Generalized Heavy-tailed Mutation for Evolutionary Algorithms
This work provides incremental theoretical improvements for evolutionary algorithms, specifically targeting optimization time bounds in computational optimization problems.
The paper generalizes the heavy-tailed mutation operator for evolutionary algorithms by relaxing the power-law assumption to a regularly varying constraint, and shows that the $(1+(\\lambda,\\lambda))$ genetic algorithm can achieve $O(n)$ expected optimization time on the OneMax function class, which is asymptotically better than with any static mutation rate.
The heavy-tailed mutation operator, proposed by Doerr, Le, Makhmara, and Nguyen (2017) for evolutionary algorithms, is based on the power-law assumption of mutation rate distribution.

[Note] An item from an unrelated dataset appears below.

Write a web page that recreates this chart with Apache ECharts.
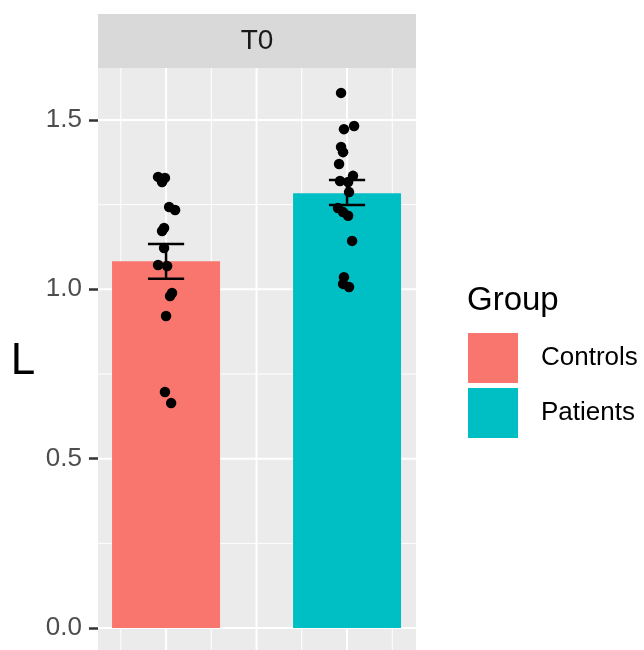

Here we generalize the power-law assumption using a regularly varying constraint on the distribution function of mutation rate. In this setting, we generalize the upper bounds on the expected optimization time of the $(1+(λ,λ))$ genetic algorithm obtained by Antipov, Buzdalov and Doerr (2022) for the OneMax function class parametrized by the problem dimension $n$. In particular, it is shown that, on this function class, the sufficient conditions of Antipov, Buzdalov and Doerr (2022) on the heavy-tailed mutation, ensuring the $O(n)$ optimization time in expectation, may be generalized as well. This optimization time is known to be asymptotically smaller than what can be achieved by the $(1+(λ,λ))$ genetic algorithm with any static mutation rate. A new version of the heavy-tailed mutation operator is proposed, satisfying the generalized conditions, and promising results of computational experiments are presented.